21:15 列車が動き出した。パスポートを集めた役人は何処かへ行った。5分程で何も無い所で停まった、と思ったら元来た方向へ動き出した。車両の軋む音。どうやら入換作業をしていたらしい。食堂車とモンゴルの寝台車両はここ迄だった。
21:40 入換作業は終わったが、車両の誰もが声を出さない為、車内を不気味な静寂が支配する。
21:45 隣に停車していた南行の列車が出発。イルクーツクから来た列車らしい。車両はロシア式の一区画8名寝台。最後尾に4名1室のコンパートメント。明日早朝ウランバートル着か。

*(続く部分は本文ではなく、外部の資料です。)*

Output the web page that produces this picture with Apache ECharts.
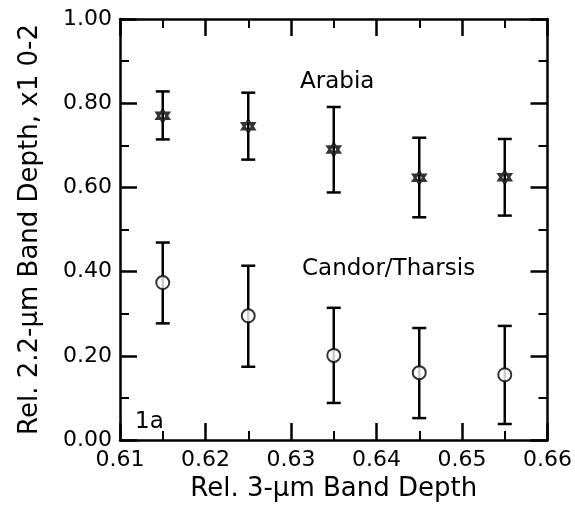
<!DOCTYPE html>
<html>
<head>
<meta charset="utf-8">
<script src="https://cdn.jsdelivr.net/npm/echarts@6/dist/echarts.min.js"></script>
<style>html,body{margin:0;padding:0;background:#fff}#c{width:575px;height:520px}</style>
</head>
<body>
<div id="c"></div>
<script>
const xVals = [0.615, 0.625, 0.635, 0.645, 0.655];
const arabiaMean = [0.770, 0.745, 0.690, 0.623, 0.624];
const arabiaLow  = [0.714, 0.666, 0.588, 0.529, 0.533];
const arabiaHigh = [0.828, 0.825, 0.791, 0.718, 0.715];
const candorMean = [0.374, 0.295, 0.201, 0.160, 0.155];
const candorLow  = [0.277, 0.174, 0.088, 0.052, 0.038];
const candorHigh = [0.469, 0.414, 0.314, 0.266, 0.271];
const xTickLabels = ['0.61','0.62','0.63','0.64','0.65','0.66'];
const yTickLabels = ['0.00','0.20','0.40','0.60','0.80','1.00'];
const xTitle = 'Rel. 3-µm Band Depth';
const yTitle = 'Rel. 2.2-µm Band Depth, x1 0-2';
const annotations = ['Arabia', 'Candor/Tharsis', '1a'];

const FONT = 'DejaVu Sans';
const chart = echarts.init(document.getElementById('c'), null, {renderer: 'canvas'});

function errData(lo, hi) { return xVals.map((x, i) => [x, lo[i], hi[i]]); }
function errRender(params, api) {
  const x = api.value(0);
  const lo = api.coord([x, api.value(1)]);
  const hi = api.coord([x, api.value(2)]);
  const w = 7;
  const st = {stroke: '#000', lineWidth: 2.5};
  return {type: 'group', children: [
    {type: 'line', shape: {x1: lo[0], y1: lo[1], x2: hi[0], y2: hi[1]}, style: st},
    {type: 'line', shape: {x1: lo[0]-w, y1: lo[1], x2: lo[0]+w, y2: lo[1]}, style: st},
    {type: 'line', shape: {x1: hi[0]-w, y1: hi[1], x2: hi[0]+w, y2: hi[1]}, style: st}
  ]};
}
const axisLine = {show: true, onZero: false, lineStyle: {color: '#000', width: 2.5}};
const xLab = v => { const s = v.toFixed(2); return xTickLabels.includes(s) ? s : ''; };
const yLab = v => { const s = v.toFixed(2); return yTickLabels.includes(s) ? s : ''; };
const star = 'path://M0,-10 L8.66,5 L-8.66,5 Z M0,10 L8.66,-5 L-8.66,-5 Z';

chart.setOption({
  animation: false,
  backgroundColor: '#fff',
  grid: {left: 120, right: 27, top: 19, bottom: 80, containLabel: false},
  xAxis: [
    {type: 'value', min: 0.61, max: 0.66, interval: 0.01, position: 'bottom',
     axisLine: axisLine, splitLine: {show: false},
     axisTick: {show: true, inside: true, length: 17, lineStyle: {color: '#000', width: 2.5}},
     minorTick: {show: true, splitNumber: 2, length: 9, lineStyle: {color: '#000', width: 2}},
     axisLabel: {formatter: xLab, color: '#000', fontFamily: FONT, fontSize: 22, margin: 9},
     name: xTitle, nameLocation: 'middle', nameGap: 30,
     nameTextStyle: {color: '#000', fontFamily: FONT, fontSize: 26}},
    {type: 'value', min: 0.61, max: 0.66, interval: 0.01, position: 'top',
     axisLine: axisLine, splitLine: {show: false},
     axisTick: {show: true, inside: true, length: 17, lineStyle: {color: '#000', width: 2.5}},
     minorTick: {show: true, splitNumber: 2, length: 9, lineStyle: {color: '#000', width: 2}},
     axisLabel: {show: false}}
  ],
  yAxis: [
    {type: 'value', min: 0, max: 1, interval: 0.2, position: 'left',
     axisLine: axisLine, splitLine: {show: false},
     axisTick: {show: true, inside: true, length: 17, lineStyle: {color: '#000', width: 2.5}},
     minorTick: {show: true, splitNumber: 2, length: 9, lineStyle: {color: '#000', width: 2}},
     axisLabel: {formatter: yLab, color: '#000', fontFamily: FONT, fontSize: 22, margin: 8},
     name: yTitle, nameLocation: 'middle', nameGap: 77, nameRotate: 90,
     nameTextStyle: {color: '#000', fontFamily: FONT, fontSize: 26}},
    {type: 'value', min: 0, max: 1, interval: 0.2, position: 'right',
     axisLine: axisLine, splitLine: {show: false},
     axisTick: {show: true, inside: true, length: 17, lineStyle: {color: '#000', width: 2.5}},
     minorTick: {show: true, splitNumber: 2, length: 9, lineStyle: {color: '#000', width: 2}},
     axisLabel: {show: false}}
  ],
  series: [
    {type: 'custom', name: 'Arabia err', renderItem: errRender, data: errData(arabiaLow, arabiaHigh), z: 2},
    {type: 'custom', name: 'Candor err', renderItem: errRender, data: errData(candorLow, candorHigh), z: 2},
    {type: 'scatter', name: 'Arabia', symbol: star, symbolSize: 12,
     itemStyle: {color: '#fff', borderColor: '#000', borderWidth: 2.5},
     data: xVals.map((x, i) => [x, arabiaMean[i]]), z: 3},
    {type: 'scatter', name: 'Candor/Tharsis', symbol: 'circle', symbolSize: 13,
     itemStyle: {color: '#fff', borderColor: '#000', borderWidth: 2},
     data: xVals.map((x, i) => [x, candorMean[i]]), z: 3}
  ],
  graphic: [
    {type: 'text', left: 300, top: 71, style: {text: annotations[0], font: '23px "DejaVu Sans"', fill: '#000'}},
    {type: 'text', left: 302, top: 258, style: {text: annotations[1], font: '23px "DejaVu Sans"', fill: '#000'}},
    {type: 'text', left: 135, top: 411, style: {text: annotations[2], font: '23px "DejaVu Sans"', fill: '#000'}}
  ]
});
</script>
</body>
</html>
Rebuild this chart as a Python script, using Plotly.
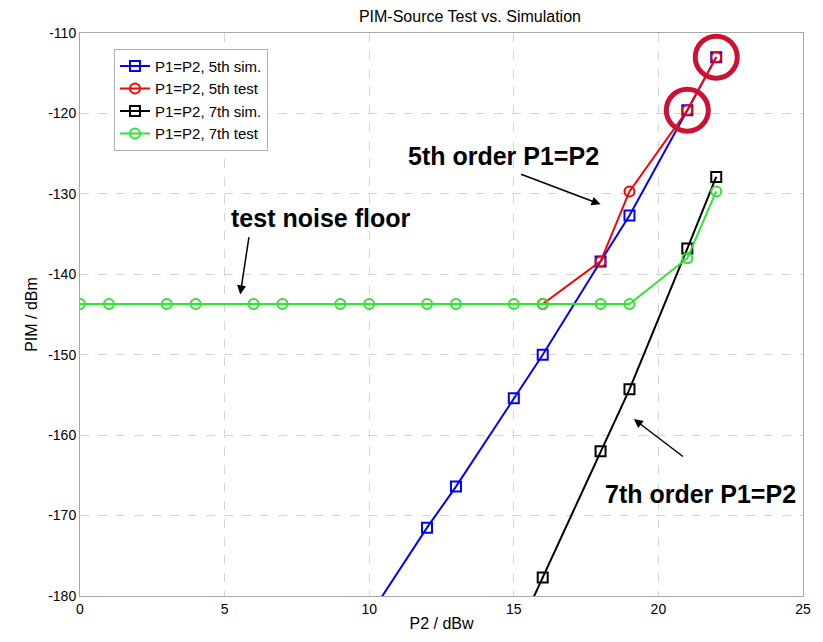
import plotly.graph_objects as go

# Data
sim5_x = [10, 12, 13, 15, 16, 18, 19, 21, 22]
sim5_y = [-182.5, -171.5, -166.4, -155.4, -150.0, -138.4, -132.7, -119.6, -113.0]

test5_x = [16, 18, 19, 21, 22]
test5_y = [-143.7, -138.4, -129.7, -119.6, -113.0]

sim7_x = [15, 16, 18, 19, 21, 22]
sim7_y = [-185.5, -177.7, -162.0, -154.3, -136.8, -127.9]

test7_x = [0, 1, 3, 4, 6, 7, 9, 10, 12, 13, 15, 16, 18, 19, 21, 22]
test7_y = [-143.7] * 14 + [-138.0, -129.7]

highlight_x = [21, 22]
highlight_y = [-119.6, -113.0]

ytick_vals = [-180, -170, -160, -150, -140, -130, -120, -110]
ytick_text = ["-180", "-170", "-160", "-150", "-140", "-130", "-120", "-110"]
xtick_vals = [0, 5, 10, 15, 20, 25]
xtick_text = ["0", "5", "10", "15", "20", "25"]

FONT = "Liberation Sans, Arial, sans-serif"

fig = go.Figure()
series = [
    ("P1=P2, 5th sim.", sim5_x, sim5_y, "#0000ff", "square-open"),
    ("P1=P2, 5th test", test5_x, test5_y, "#ff0000", "circle-open"),
    ("P1=P2, 7th sim.", sim7_x, sim7_y, "#000000", "square-open"),
    ("P1=P2, 7th test", test7_x, test7_y, "#2ee62e", "circle-open"),
]
for name, xs, ys, col, sym in series:
    fig.add_trace(go.Scatter(
        x=xs, y=ys, name=name, mode="lines+markers",
        line=dict(color=col, width=2),
        marker=dict(symbol=sym, size=10, color=col, line=dict(color=col, width=2)),
        cliponaxis=True,
    ))

# highlight circles
for hx, hy in zip(highlight_x, highlight_y):
    fig.add_shape(type="circle", xref="x", yref="y",
                  xsizemode="pixel", ysizemode="pixel",
                  xanchor=hx, yanchor=hy, x0=-21, x1=21, y0=-21, y1=21,
                  line=dict(color="#cc1133", width=5))

# text annotations with arrows
fig.add_annotation(x=8.3, y=-133.0, xref="x", yref="y", text="<b>test noise floor</b>",
                   showarrow=False, font=dict(family=FONT, size=25, color="black"))
fig.add_annotation(x=5.54, y=-142.5, ax=5.85, ay=-135.2, xref="x", yref="y",
                   axref="x", ayref="y", text="", showarrow=True,
                   arrowhead=2, arrowsize=1.2, arrowwidth=1.5, arrowcolor="black")

fig.add_annotation(x=14.63, y=-125.3, xref="x", yref="y", text="<b>5th order P1=P2</b>",
                   showarrow=False, font=dict(family=FONT, size=25, color="black"))
fig.add_annotation(x=18.0, y=-131.3, ax=15.2, ay=-127.5, xref="x", yref="y",
                   axref="x", ayref="y", text="", showarrow=True,
                   arrowhead=2, arrowsize=1.2, arrowwidth=1.5, arrowcolor="black")

fig.add_annotation(x=21.45, y=-167.3, xref="x", yref="y", text="<b>7th order P1=P2</b>",
                   showarrow=False, font=dict(family=FONT, size=25, color="black"))
fig.add_annotation(x=19.15, y=-158.0, ax=20.9, ay=-162.8, xref="x", yref="y",
                   axref="x", ayref="y", text="", showarrow=True,
                   arrowhead=2, arrowsize=1.2, arrowwidth=1.5, arrowcolor="black")

axis_common = dict(
    showgrid=True, gridcolor="#d4d4d4", griddash="dash", gridwidth=1,
    showline=True, linecolor="#a8a8a8", linewidth=1, mirror=True,
    zeroline=False, ticks="", tickfont=dict(family=FONT, size=14, color="black"),
)

fig.update_layout(
    width=823, height=642,
    margin=dict(l=80, r=17, t=33, b=42),
    paper_bgcolor="white", plot_bgcolor="white",
    font=dict(family=FONT, size=14, color="black"),
    title=dict(text="PIM-Source Test vs. Simulation", x=0.571, xanchor="center",
               y=0.975, yanchor="middle", font=dict(family=FONT, size=16, color="black")),
    xaxis=dict(range=[0, 25], tickmode="array", tickvals=xtick_vals, ticktext=xtick_text,
               title=dict(text="P2 / dBw", standoff=2, font=dict(family=FONT, size=16)),
               **axis_common),
    yaxis=dict(range=[-180, -110], tickmode="array", tickvals=ytick_vals, ticktext=ytick_text,
               title=dict(text="PIM / dBm", standoff=6, font=dict(family=FONT, size=16)),
               **axis_common),
    legend=dict(x=0.047, y=0.972, xanchor="left", yanchor="top",
                bgcolor="white", bordercolor="#b0b0b0", borderwidth=1,
                font=dict(family=FONT, size=15, color="black"),
                tracegroupgap=0, itemwidth=30),
    showlegend=True,
)

fig.write_html("out.html")
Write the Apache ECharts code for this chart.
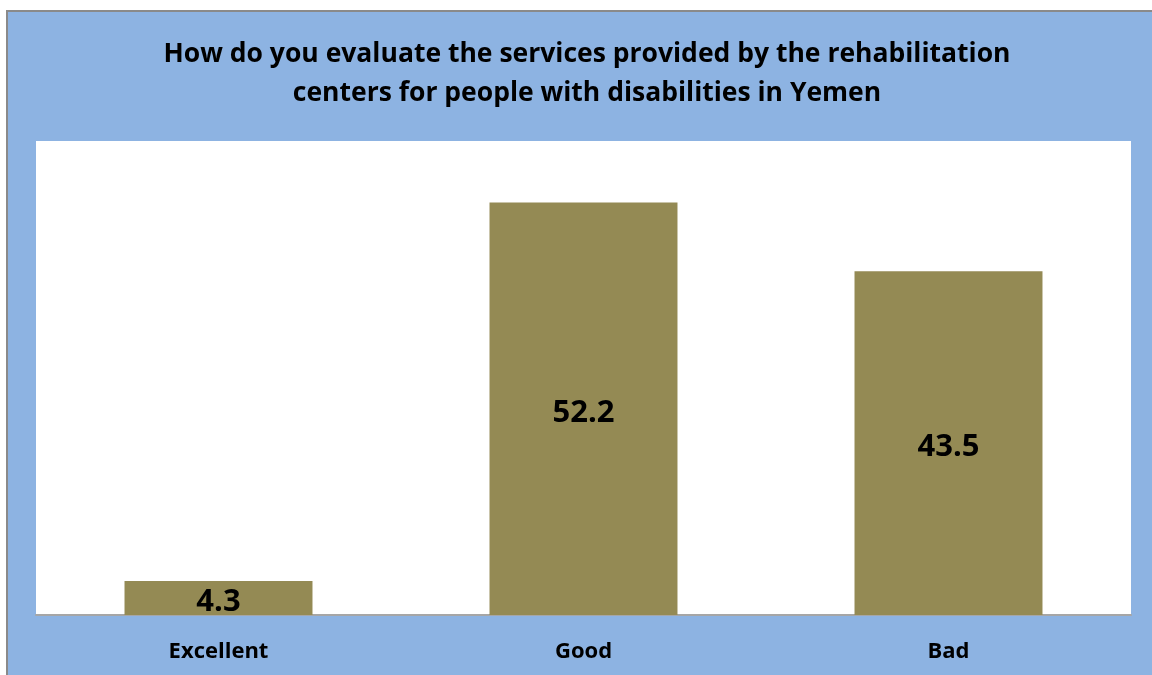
<!DOCTYPE html>
<html><head><meta charset="utf-8">
<script src="https://cdn.jsdelivr.net/npm/echarts@6/dist/echarts.min.js"></script>
<style>html,body{margin:0;padding:0;background:#fff}#c{width:1152px;height:675px}</style>
</head><body><div id="c"></div>
<script>
const titleText = "How do you evaluate the services provided by the rehabilitation\ncenters for people with disabilities in Yemen";
const categories = ["Excellent", "Good", "Bad"];
const values = [4.3, 52.2, 43.5];
const FONT = "Open Sans";
const chart = echarts.init(document.getElementById('c'));
chart.setOption({
  animation: false,
  backgroundColor: '#ffffff',
  graphic: [{
    type: 'rect', z: -10, silent: true,
    shape: { x: 7, y: 11, width: 1160, height: 680 },
    style: { fill: '#8DB3E2', stroke: '#8A8A8A', lineWidth: 2 }
  }],
  title: {
    text: titleText, left: 582, textAlign: 'center', top: 30,
    textStyle: { fontFamily: FONT, fontWeight: 'bold', fontSize: 26.5, color: '#000', lineHeight: 39 }
  },
  grid: { left: 36, right: 21, top: 141, bottom: 60, show: true, backgroundColor: '#ffffff', borderWidth: 0 },
  xAxis: {
    type: 'category', data: categories,
    axisLine: { lineStyle: { color: '#A6A6A6', width: 2 } },
    axisTick: { show: false },
    axisLabel: { fontFamily: FONT, fontWeight: 'bold', fontSize: 22, color: '#000', margin: 26 }
  },
  yAxis: { type: 'value', min: 0, max: 60, show: false, splitLine: { show: false } },
  series: [{
    type: 'bar', data: values, barWidth: '51.5%',
    itemStyle: { color: '#948A54' },
    label: { show: true, position: 'inside', offset: [0, 4], fontFamily: FONT, fontWeight: 'bold', fontSize: 31, color: '#000', formatter: p => p.value.toFixed(1) }
  }]
});
</script></body></html>
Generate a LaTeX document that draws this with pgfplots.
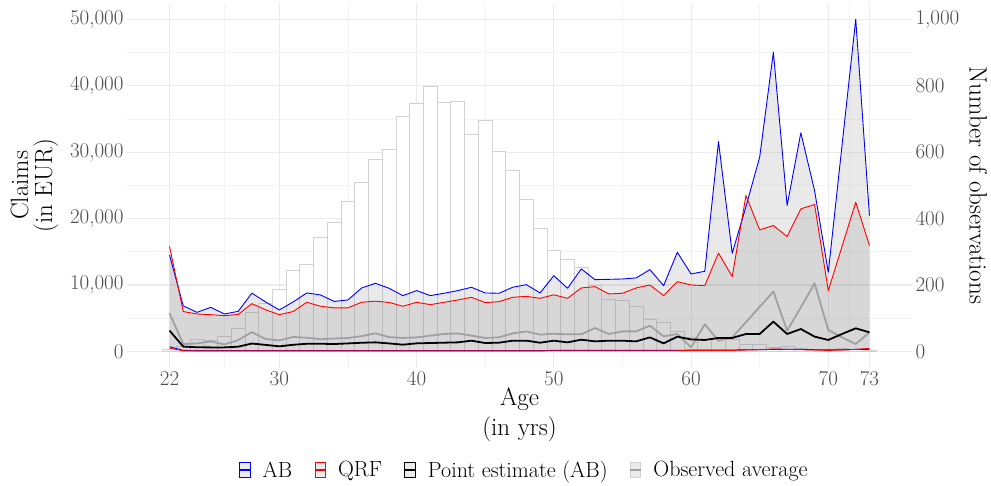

21:50 出入国管理官が戻ってきた。年配の女性1名と若い男性1名。男性の方は新人のようで、女性に指導されながらパスポートを戻してきた。管理官が出ていったあと、、再び静寂の世界。時折声を出すのは列車員(※車掌)だけ。外(※ホーム)では役人が談笑している。
22:10 出発。役人全員こちらに敬礼だ。」(専門用語以外は原文ママ)

 国境の雰囲気がお分かりいただけたでしょうか?この駅では到着後すぐに出国審査が始まるため、車内に缶詰にされてホームに降りることは出来ません。